Little Simz – “How Did You Get Here”
“How Did You Get Here,” one of many standout cuts from Little Simz’s incredible new album, Sometimes I Might Be Introvert, is a coming of age story and a personal philosophy tightly knit into a thrilling narrative. Over production by SAULT affiliate Inflo (who’s been all over R&B and hip-hop in 2021), Simz recounts her childhood as a Black girl in Britain, ignoring everyone who tried to steer her away from rap while rewarding friends who believed in her vision. Detailing that persistence, Simz raps: “Nothing in life comes easy and you work twice as hard 'cause you Black/ Used to think mum exaggerated 'til the world showed me it's fact.” That hunger clearly endures today: It’s audible in every syllable of Introvert.
Cleo Sol — “Promises”
Cleo Sol’s Mother is an ode to newfound parenthood, full of light, joy, and affection, but one of its most profound moments deals with the collapse of a relationship. On “Promises,” Sol croons over an Inflo beat, revisiting signs she overlooked or willfully ignored. “You was the one who said, ‘believe in love’/ We get closer, but not close enough,” she sings. “Things are changing, but I’m still here.”

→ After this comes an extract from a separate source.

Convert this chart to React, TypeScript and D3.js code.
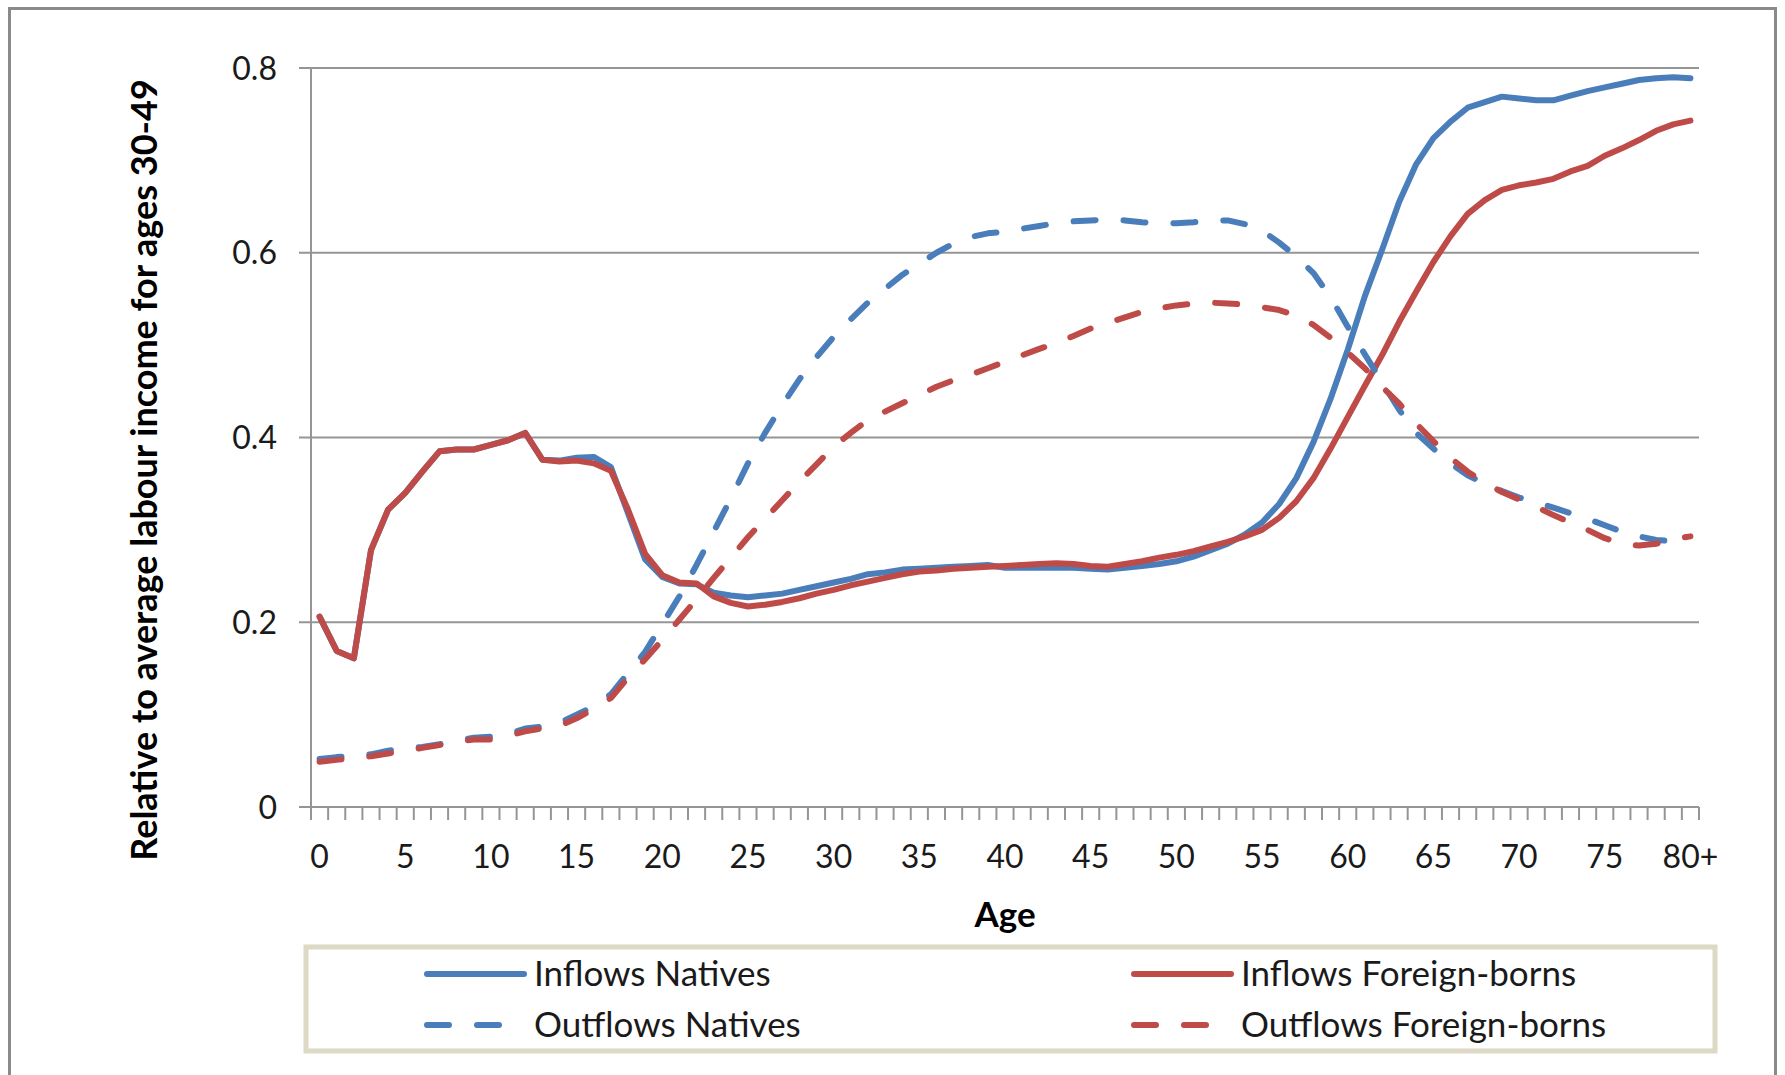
import React, { useEffect, useRef } from 'react';
import * as d3 from 'd3';

// Age categories 0..79 and the open-ended 80+ group
const ages: string[] = d3.range(80).map(String).concat(['80+']);

const inflowsNatives = [
    0.206, 0.169, 0.161, 0.278, 0.322, 0.340, 0.363, 0.385, 0.387, 0.387,
    0.392, 0.397, 0.405, 0.376, 0.375, 0.378, 0.379, 0.368, 0.318, 0.268,
    0.249, 0.242, 0.241, 0.232, 0.229, 0.227, 0.229, 0.231, 0.235, 0.239,
    0.243, 0.247, 0.252, 0.254, 0.257, 0.258, 0.259, 0.260, 0.261, 0.262,
    0.259, 0.259, 0.259, 0.259, 0.259, 0.258, 0.257, 0.259, 0.261, 0.263,
    0.266, 0.271, 0.278, 0.285, 0.295, 0.308, 0.328, 0.356, 0.395, 0.442,
    0.495, 0.553, 0.603, 0.655, 0.696, 0.724, 0.742, 0.757, 0.763, 0.769,
    0.767, 0.765, 0.765, 0.770, 0.775, 0.779, 0.783, 0.787, 0.789, 0.790,
    0.789,
];

const inflowsForeign = [
    0.206, 0.169, 0.161, 0.278, 0.322, 0.340, 0.363, 0.385, 0.387, 0.387,
    0.392, 0.397, 0.405, 0.376, 0.374, 0.375, 0.372, 0.364, 0.322, 0.274,
    0.251, 0.243, 0.242, 0.228, 0.221, 0.217, 0.219, 0.222, 0.226, 0.231,
    0.235, 0.240, 0.244, 0.248, 0.252, 0.255, 0.256, 0.258, 0.259, 0.260,
    0.261, 0.262, 0.263, 0.264, 0.263, 0.261, 0.260, 0.263, 0.266, 0.270,
    0.273, 0.277, 0.282, 0.287, 0.293, 0.300, 0.313, 0.331, 0.356, 0.388,
    0.422, 0.456, 0.489, 0.525, 0.558, 0.590, 0.618, 0.642, 0.657, 0.668,
    0.673, 0.676, 0.680, 0.688, 0.694, 0.705, 0.713, 0.722, 0.732, 0.739,
    0.743,
];

const outflowsNatives = [
    0.052, 0.054, 0.055, 0.057, 0.061, 0.063, 0.065, 0.068, 0.072, 0.075,
    0.076, 0.079, 0.085, 0.087, 0.091, 0.100, 0.109, 0.122, 0.145, 0.168,
    0.198, 0.228, 0.262, 0.298, 0.334, 0.372, 0.405, 0.435, 0.463, 0.487,
    0.509, 0.528, 0.546, 0.561, 0.576, 0.588, 0.600, 0.610, 0.617, 0.621,
    0.623, 0.626, 0.629, 0.632, 0.634, 0.635, 0.636, 0.635, 0.633, 0.632,
    0.632, 0.633, 0.635, 0.635, 0.631, 0.624, 0.611, 0.596, 0.578, 0.552,
    0.520, 0.490, 0.460, 0.430, 0.405, 0.388, 0.372, 0.359, 0.350, 0.342,
    0.335, 0.330, 0.324, 0.318, 0.312, 0.305, 0.298, 0.293, 0.289, 0.288,
    0.287,
];

const outflowsForeign = [
    0.049, 0.051, 0.053, 0.055, 0.058, 0.061, 0.064, 0.067, 0.071, 0.073,
    0.073, 0.077, 0.082, 0.085, 0.088, 0.096, 0.106, 0.118, 0.140, 0.160,
    0.181, 0.203, 0.225, 0.248, 0.270, 0.292, 0.312, 0.332, 0.352, 0.371,
    0.390, 0.405, 0.419, 0.428, 0.437, 0.446, 0.455, 0.462, 0.468, 0.475,
    0.482, 0.489, 0.496, 0.502, 0.510, 0.518, 0.524, 0.530, 0.536, 0.540,
    0.543, 0.545, 0.546, 0.545, 0.544, 0.541, 0.538, 0.532, 0.522, 0.508,
    0.492, 0.475, 0.455, 0.437, 0.415, 0.396, 0.378, 0.363, 0.351, 0.341,
    0.333, 0.325, 0.316, 0.308, 0.300, 0.291, 0.285, 0.283, 0.285, 0.290,
    0.293,
];

const yTicks = [0, 0.2, 0.4, 0.6, 0.8];
const yTickLabels = ['0', '0.2', '0.4', '0.6', '0.8'];
const xTickLabels = ['0', '5', '10', '15', '20', '25', '30', '35', '40', '45', '50', '55', '60', '65', '70', '75', '80+'];

const BLUE = '#4A7EBB';
const RED = '#BE4B48';

const seriesList = [
    { name: 'Inflows Natives', values: inflowsNatives, color: BLUE, dashed: false },
    { name: 'Inflows Foreign-borns', values: inflowsForeign, color: RED, dashed: false },
    { name: 'Outflows Natives', values: outflowsNatives, color: BLUE, dashed: true },
    { name: 'Outflows Foreign-borns', values: outflowsForeign, color: RED, dashed: true },
];

export default function App() {
    const svgRef = useRef<SVGSVGElement | null>(null);

    useEffect(() => {
        if (!svgRef.current) return;
        const width = 1785;
        const height = 1075;
        const plot = { left: 311, right: 1699, top: 68, bottom: 807 };
        const font = 'Lato, "Open Sans", sans-serif';
        const gridColor = '#959595';
        const dash = '22,28';
        const lineWidth = 6;

        const svg = d3.select(svgRef.current);
        svg.selectAll('*').remove();
        svg.attr('width', width).attr('height', height);

        svg.append('rect').attr('width', width).attr('height', height).attr('fill', '#ffffff');

        // outer chart border (runs off the bottom of the picture)
        svg.append('rect')
            .attr('x', 9.5).attr('y', 8.5)
            .attr('width', 1766).attr('height', 1100)
            .attr('fill', 'none')
            .attr('stroke', '#8a8a8a')
            .attr('stroke-width', 3);

        const x = d3.scaleBand<string>().domain(ages).range([plot.left, plot.right]).padding(0);
        const y = d3.scaleLinear().domain([0, 0.8]).range([plot.bottom, plot.top]);
        const cx = (i: number) => (x(ages[i]) as number) + x.bandwidth() / 2;

        // horizontal grid lines with the outer tick stubs
        svg.append('g')
            .selectAll('line')
            .data(yTicks)
            .enter()
            .append('line')
            .attr('x1', plot.left - 12).attr('x2', plot.right)
            .attr('y1', d => y(d)).attr('y2', d => y(d))
            .attr('stroke', gridColor).attr('stroke-width', 2);

        // y axis line
        svg.append('line')
            .attr('x1', plot.left).attr('x2', plot.left)
            .attr('y1', plot.top).attr('y2', plot.bottom)
            .attr('stroke', gridColor).attr('stroke-width', 2);

        // x category boundary ticks
        const boundaries = ages.map(a => x(a) as number).concat([plot.right]);
        svg.append('g')
            .selectAll('line')
            .data(boundaries)
            .enter()
            .append('line')
            .attr('x1', d => d).attr('x2', d => d)
            .attr('y1', plot.bottom).attr('y2', plot.bottom + 13)
            .attr('stroke', gridColor).attr('stroke-width', 2);

        // y tick labels
        svg.append('g')
            .selectAll('text')
            .data(yTicks)
            .enter()
            .append('text')
            .attr('x', 277)
            .attr('y', d => y(d))
            .attr('dy', '0.36em')
            .attr('text-anchor', 'end')
            .style('font-family', font)
            .style('font-size', '32px')
            .style('fill', '#1a1a1a')
            .text((_, i) => yTickLabels[i]);

        // x tick labels every 5 years
        svg.append('g')
            .selectAll('text')
            .data(xTickLabels)
            .enter()
            .append('text')
            .attr('x', d => (x(d) as number) + x.bandwidth() / 2)
            .attr('y', 868)
            .attr('text-anchor', 'middle')
            .style('font-family', font)
            .style('font-size', '32px')
            .style('fill', '#1a1a1a')
            .text(d => d);

        // axis titles
        svg.append('text')
            .attr('x', (plot.left + plot.right) / 2)
            .attr('y', 927)
            .attr('text-anchor', 'middle')
            .style('font-family', font)
            .style('font-size', '35px')
            .style('font-weight', 'bold')
            .style('fill', '#000')
            .text('Age');

        svg.append('text')
            .attr('transform', 'translate(157,470) rotate(-90)')
            .attr('text-anchor', 'middle')
            .style('font-family', font)
            .style('font-size', '36px')
            .style('font-weight', 'bold')
            .style('fill', '#000')
            .text('Relative to average labour income for ages 30-49');

        // series lines
        const line = d3.line<number>()
            .x((_, i) => cx(i))
            .y(d => y(d))
            .curve(d3.curveLinear);

        seriesList.forEach(s => {
            svg.append('path')
                .datum(s.values)
                .attr('fill', 'none')
                .attr('stroke', s.color)
                .attr('stroke-width', lineWidth)
                .attr('stroke-linejoin', 'round')
                .attr('stroke-linecap', 'round')
                .attr('stroke-dasharray', s.dashed ? dash : null)
                .attr('d', line);
        });

        // legend
        const legend = svg.append('g');
        legend.append('rect')
            .attr('x', 306).attr('y', 947)
            .attr('width', 1409).attr('height', 104)
            .attr('fill', '#ffffff')
            .attr('stroke', '#DDD9C4')
            .attr('stroke-width', 5);

        const cols = [424, 1131];
        const rows = [974, 1025];
        seriesList.forEach((s, i) => {
            const lx = cols[i % 2];
            const ly = rows[Math.floor(i / 2)];
            legend.append('line')
                .attr('x1', lx + 3)
                .attr('x2', s.dashed ? lx + 78 : lx + 100)
                .attr('y1', ly).attr('y2', ly)
                .attr('stroke', s.color)
                .attr('stroke-width', lineWidth)
                .attr('stroke-linecap', 'round')
                .attr('stroke-dasharray', s.dashed ? dash : null);
            legend.append('text')
                .attr('x', lx + 110)
                .attr('y', ly + 12)
                .style('font-family', font)
                .style('font-size', '35px')
                .style('fill', '#1a1a1a')
                .text(s.name);
        });
    }, []);

    return (
        <div style={{ position: 'absolute', left: 0, top: 0 }}>
            <svg ref={svgRef} style={{ display: 'block' }} />
        </div>
    );
}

Renée Reed - “Tonnerre mes chiens”
Renée Reed makes hushed folk songs inspired by her family’s history in Lafayette, Louisiana. Her great-uncle, Revon J. Reed, was a Cajun folklorist, radio host, and musician, while her parents owned a convenience store where she learned to play guitar during regular jam sessions with locals. Much of Reed’s music, like her 2021 self-titled debut, deals with fate and loss, and the ways our personal pasts can dictate our future. Her second project of 2021, a four-song EP titled J’ai rêvé, is due in November on the Austin label Keeled Scales (now a partner of Polyvinyl). Its opening track, “Tonnerre mes chiens,” built solely around voice and guitar, conjures misery and withdrawal: “I’ve been through hell 1,000 times so don’t tell me of your sorrow.”
Visible Cloaks - “Arcoíris”
Portland, Oregon experimental duo Visible Cloaks have been making highly textural, ambient/electronic works for several years with the NYC label RVNG. On projects like 2017’s Assemblage, or 2019’s serenitatem (the latter made with Japanese avant-garde legends Yoshio Ojima and Satsuki Shibano), the group combined pre-written music notation and software-influenced improvisation. But “Arcoíris,” from RVNG’s new compilation Salutations (co-released by Adult Swim) breaks with this tradition: The piece was written for string quartet. Here, any notions of chance are quelled by the lush arrangements, which rise and fall in a pattern that resembles the meditative pacing of 1960s minimalism and the ambient vision of Brian Eno— an early adopter of stratagem-based composition himself.